Output the first line of the listing and each line after it, up to and including the line that contains "N_PERIODOS = 30", exactly as written, minus the pictures.

_ _ _

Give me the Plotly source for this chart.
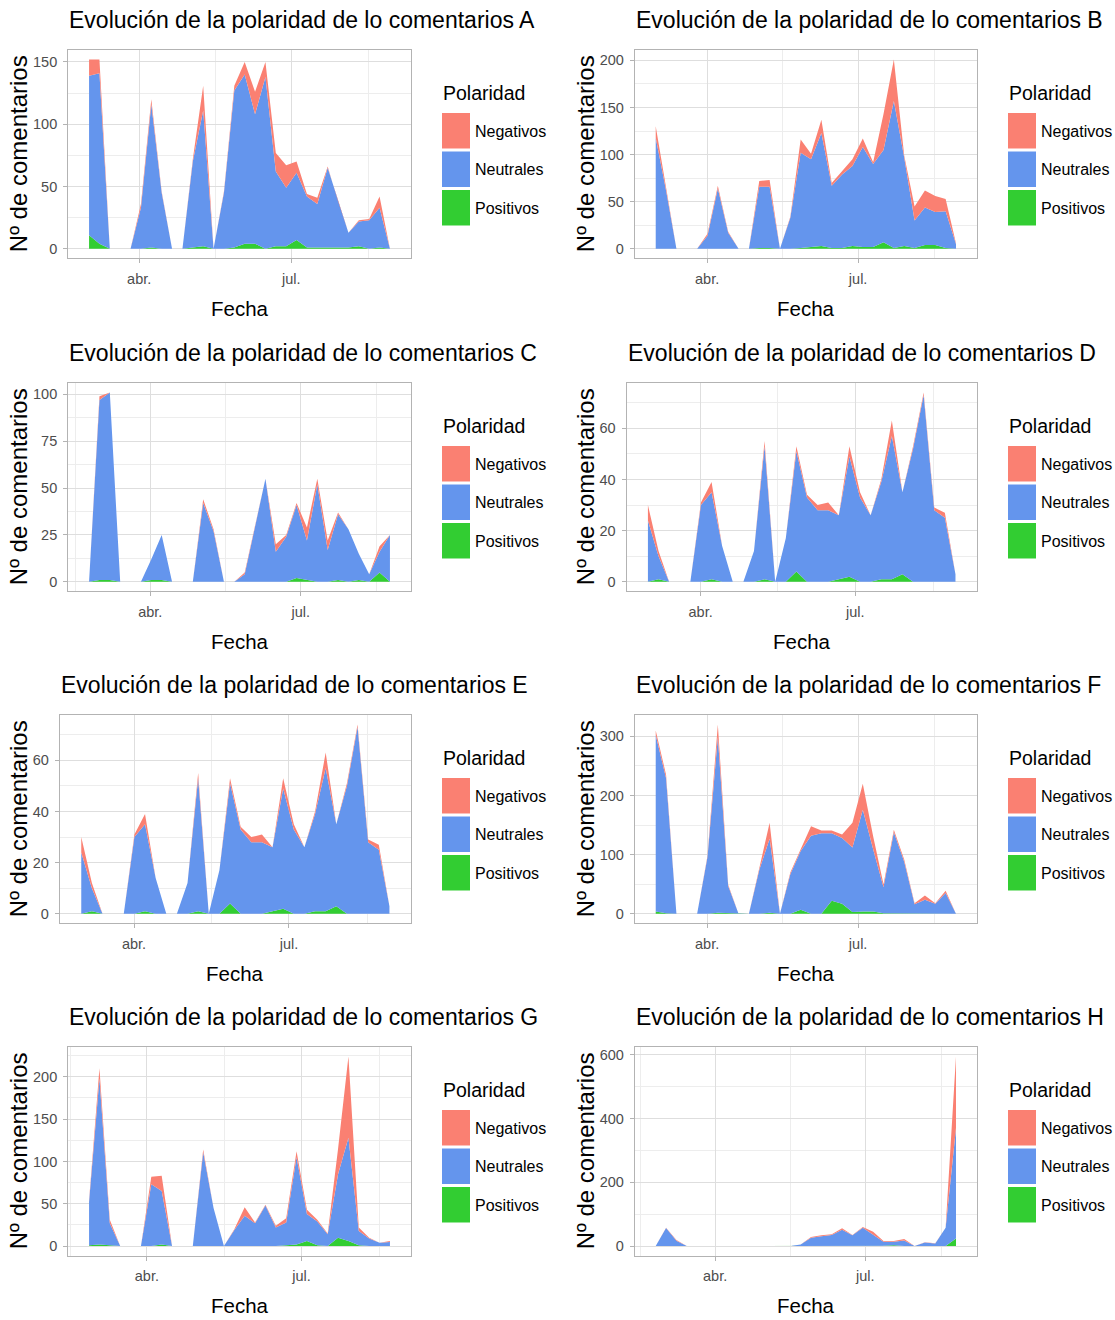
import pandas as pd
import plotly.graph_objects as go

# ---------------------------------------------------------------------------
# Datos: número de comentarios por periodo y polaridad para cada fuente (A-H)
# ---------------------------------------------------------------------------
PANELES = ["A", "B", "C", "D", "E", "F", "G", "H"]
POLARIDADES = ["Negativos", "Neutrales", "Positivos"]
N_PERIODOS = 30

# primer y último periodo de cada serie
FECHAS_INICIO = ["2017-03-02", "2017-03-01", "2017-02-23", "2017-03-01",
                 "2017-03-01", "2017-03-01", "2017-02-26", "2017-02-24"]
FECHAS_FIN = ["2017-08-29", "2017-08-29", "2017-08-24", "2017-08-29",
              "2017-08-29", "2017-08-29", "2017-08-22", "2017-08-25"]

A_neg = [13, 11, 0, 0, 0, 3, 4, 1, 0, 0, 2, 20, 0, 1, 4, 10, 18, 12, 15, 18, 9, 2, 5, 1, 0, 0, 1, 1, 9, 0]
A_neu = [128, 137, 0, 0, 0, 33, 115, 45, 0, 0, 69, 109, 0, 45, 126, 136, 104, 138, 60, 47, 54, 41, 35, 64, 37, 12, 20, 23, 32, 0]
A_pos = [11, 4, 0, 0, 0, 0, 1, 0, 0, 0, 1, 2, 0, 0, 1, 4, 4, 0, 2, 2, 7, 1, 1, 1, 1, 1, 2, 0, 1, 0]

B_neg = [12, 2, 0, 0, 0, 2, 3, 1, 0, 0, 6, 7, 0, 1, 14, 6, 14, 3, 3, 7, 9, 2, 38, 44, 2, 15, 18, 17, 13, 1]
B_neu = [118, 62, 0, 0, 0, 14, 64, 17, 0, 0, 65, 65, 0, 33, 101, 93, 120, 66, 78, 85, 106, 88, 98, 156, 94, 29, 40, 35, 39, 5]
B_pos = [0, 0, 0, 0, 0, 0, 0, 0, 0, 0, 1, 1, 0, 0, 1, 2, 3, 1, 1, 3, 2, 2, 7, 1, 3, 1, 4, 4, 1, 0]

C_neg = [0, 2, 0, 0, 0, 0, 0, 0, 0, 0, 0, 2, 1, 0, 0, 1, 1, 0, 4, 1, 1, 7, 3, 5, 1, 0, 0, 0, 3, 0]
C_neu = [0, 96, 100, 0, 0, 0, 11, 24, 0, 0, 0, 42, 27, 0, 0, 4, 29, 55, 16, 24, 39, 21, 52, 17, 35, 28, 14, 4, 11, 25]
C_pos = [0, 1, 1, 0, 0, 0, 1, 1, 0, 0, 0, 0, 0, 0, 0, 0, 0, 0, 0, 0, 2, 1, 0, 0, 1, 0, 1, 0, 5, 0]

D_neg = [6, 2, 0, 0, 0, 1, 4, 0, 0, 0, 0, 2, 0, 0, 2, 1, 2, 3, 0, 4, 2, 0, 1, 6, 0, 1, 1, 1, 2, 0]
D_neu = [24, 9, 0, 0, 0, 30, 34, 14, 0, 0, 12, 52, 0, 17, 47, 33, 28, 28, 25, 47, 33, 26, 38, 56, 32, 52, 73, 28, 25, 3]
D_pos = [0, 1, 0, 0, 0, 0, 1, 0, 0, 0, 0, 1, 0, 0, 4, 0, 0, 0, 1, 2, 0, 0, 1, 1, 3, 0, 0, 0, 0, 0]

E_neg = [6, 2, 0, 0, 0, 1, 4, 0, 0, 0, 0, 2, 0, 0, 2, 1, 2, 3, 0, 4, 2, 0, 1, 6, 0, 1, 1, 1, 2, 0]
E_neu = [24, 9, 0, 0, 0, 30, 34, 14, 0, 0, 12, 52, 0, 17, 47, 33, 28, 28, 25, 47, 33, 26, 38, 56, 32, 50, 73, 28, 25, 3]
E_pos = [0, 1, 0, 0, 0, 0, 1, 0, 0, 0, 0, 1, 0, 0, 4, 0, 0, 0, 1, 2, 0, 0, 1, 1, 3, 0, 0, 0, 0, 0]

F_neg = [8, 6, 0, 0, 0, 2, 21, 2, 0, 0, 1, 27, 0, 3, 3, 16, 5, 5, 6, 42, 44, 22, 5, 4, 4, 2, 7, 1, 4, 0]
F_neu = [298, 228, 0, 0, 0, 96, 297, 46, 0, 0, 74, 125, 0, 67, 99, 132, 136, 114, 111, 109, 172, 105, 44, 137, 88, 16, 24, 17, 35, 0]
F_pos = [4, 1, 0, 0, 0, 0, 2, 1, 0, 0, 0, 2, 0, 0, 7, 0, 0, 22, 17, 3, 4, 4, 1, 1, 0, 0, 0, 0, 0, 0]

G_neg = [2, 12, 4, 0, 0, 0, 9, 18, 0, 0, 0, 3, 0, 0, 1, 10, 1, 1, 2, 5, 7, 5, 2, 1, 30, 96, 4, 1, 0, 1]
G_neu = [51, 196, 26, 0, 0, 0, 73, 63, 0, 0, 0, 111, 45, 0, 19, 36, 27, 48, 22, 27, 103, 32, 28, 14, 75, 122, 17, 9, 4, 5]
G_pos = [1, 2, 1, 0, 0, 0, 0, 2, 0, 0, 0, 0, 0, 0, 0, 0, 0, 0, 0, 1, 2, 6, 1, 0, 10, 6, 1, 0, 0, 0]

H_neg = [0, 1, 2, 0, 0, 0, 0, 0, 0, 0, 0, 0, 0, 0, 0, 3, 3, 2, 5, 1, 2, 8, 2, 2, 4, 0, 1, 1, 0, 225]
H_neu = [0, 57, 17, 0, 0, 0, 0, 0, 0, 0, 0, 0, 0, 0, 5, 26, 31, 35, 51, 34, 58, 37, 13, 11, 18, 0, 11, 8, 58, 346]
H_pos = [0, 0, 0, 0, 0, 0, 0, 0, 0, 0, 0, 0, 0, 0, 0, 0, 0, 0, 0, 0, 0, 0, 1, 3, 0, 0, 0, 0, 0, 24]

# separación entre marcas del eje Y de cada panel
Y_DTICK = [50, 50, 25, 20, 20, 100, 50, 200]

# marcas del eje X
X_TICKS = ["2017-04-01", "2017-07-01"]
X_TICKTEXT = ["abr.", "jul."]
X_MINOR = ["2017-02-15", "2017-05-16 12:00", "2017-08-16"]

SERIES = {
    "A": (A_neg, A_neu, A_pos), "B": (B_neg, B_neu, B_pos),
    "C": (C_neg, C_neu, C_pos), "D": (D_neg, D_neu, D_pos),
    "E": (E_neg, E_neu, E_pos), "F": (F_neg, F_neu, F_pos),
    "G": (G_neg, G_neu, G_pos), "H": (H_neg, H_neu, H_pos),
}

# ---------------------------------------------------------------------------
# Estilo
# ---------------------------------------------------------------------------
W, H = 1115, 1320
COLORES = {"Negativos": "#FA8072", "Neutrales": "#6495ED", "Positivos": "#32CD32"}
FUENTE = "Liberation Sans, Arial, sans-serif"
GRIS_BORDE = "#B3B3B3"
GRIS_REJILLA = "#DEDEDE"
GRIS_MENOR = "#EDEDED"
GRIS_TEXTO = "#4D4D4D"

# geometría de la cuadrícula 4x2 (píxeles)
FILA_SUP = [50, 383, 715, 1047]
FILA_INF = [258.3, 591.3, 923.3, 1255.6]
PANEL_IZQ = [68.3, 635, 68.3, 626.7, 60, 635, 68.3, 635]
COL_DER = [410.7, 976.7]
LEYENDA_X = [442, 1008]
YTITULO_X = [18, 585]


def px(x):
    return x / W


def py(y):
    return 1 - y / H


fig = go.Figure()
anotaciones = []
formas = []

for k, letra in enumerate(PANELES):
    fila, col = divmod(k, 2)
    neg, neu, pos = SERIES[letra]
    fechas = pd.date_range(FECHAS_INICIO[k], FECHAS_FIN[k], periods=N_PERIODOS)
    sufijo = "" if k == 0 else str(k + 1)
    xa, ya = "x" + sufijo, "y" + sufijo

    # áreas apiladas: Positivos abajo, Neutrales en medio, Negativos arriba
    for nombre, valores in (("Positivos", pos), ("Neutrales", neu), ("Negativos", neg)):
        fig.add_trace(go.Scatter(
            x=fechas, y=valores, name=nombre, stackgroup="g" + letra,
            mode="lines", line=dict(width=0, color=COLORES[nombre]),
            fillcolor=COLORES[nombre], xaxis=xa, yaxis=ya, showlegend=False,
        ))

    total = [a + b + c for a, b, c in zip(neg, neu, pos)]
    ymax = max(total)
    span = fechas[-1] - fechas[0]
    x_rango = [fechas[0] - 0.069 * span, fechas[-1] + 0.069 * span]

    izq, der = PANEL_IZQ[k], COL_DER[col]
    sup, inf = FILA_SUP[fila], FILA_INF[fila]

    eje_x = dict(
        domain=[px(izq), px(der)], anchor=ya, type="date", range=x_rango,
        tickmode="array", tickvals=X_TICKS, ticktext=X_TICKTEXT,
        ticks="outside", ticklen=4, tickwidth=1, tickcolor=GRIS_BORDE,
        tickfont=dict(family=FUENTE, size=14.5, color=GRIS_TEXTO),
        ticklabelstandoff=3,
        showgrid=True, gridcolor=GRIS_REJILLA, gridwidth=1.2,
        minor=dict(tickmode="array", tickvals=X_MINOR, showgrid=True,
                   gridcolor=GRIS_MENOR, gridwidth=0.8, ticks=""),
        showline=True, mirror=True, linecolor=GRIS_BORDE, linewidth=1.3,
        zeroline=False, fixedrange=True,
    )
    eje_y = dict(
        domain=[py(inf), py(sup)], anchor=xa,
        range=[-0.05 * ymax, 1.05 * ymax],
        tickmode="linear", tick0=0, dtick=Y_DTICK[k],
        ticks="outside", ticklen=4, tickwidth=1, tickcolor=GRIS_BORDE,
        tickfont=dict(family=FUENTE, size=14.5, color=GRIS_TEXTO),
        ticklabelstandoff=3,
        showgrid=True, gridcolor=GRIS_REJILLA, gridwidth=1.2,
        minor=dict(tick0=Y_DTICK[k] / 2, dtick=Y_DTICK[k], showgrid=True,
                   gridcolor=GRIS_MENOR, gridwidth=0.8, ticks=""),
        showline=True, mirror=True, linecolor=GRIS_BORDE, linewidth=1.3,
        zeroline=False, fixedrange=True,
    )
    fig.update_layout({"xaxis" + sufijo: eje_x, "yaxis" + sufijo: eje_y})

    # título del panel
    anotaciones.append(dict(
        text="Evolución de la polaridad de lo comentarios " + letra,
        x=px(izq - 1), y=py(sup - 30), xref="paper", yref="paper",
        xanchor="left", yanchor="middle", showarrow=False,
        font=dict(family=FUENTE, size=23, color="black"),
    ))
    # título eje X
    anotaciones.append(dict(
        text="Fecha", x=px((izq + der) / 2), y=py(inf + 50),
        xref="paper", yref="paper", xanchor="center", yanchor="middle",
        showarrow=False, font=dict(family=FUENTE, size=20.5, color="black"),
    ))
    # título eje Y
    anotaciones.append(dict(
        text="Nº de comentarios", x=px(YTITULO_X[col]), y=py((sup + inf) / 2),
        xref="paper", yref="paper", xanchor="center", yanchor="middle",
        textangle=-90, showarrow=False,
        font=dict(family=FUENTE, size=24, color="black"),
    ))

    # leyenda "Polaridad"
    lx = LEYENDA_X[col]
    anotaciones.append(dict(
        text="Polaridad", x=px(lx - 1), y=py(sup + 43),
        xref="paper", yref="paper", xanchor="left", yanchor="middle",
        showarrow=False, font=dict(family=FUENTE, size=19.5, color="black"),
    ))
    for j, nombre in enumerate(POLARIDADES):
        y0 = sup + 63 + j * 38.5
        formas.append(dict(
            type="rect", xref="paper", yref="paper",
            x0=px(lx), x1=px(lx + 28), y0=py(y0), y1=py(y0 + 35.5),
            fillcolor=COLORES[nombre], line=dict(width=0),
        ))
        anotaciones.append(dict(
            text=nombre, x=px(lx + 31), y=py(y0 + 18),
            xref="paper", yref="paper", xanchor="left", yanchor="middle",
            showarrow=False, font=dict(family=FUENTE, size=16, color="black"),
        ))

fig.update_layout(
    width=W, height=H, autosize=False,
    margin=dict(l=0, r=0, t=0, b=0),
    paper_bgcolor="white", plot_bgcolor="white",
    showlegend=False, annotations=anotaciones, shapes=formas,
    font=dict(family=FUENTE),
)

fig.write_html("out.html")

_ _ _

**CORRECT RESPONSE**
Give me the Plotly source for this chart.
import pandas as pd
import plotly.graph_objects as go

# ---------------------------------------------------------------------------
# Datos: número de comentarios por periodo y polaridad para cada fuente (A-H)
# ---------------------------------------------------------------------------
PANELES = ["A", "B", "C", "D", "E", "F", "G", "H"]
POLARIDADES = ["Negativos", "Neutrales", "Positivos"]
N_PERIODOS = 30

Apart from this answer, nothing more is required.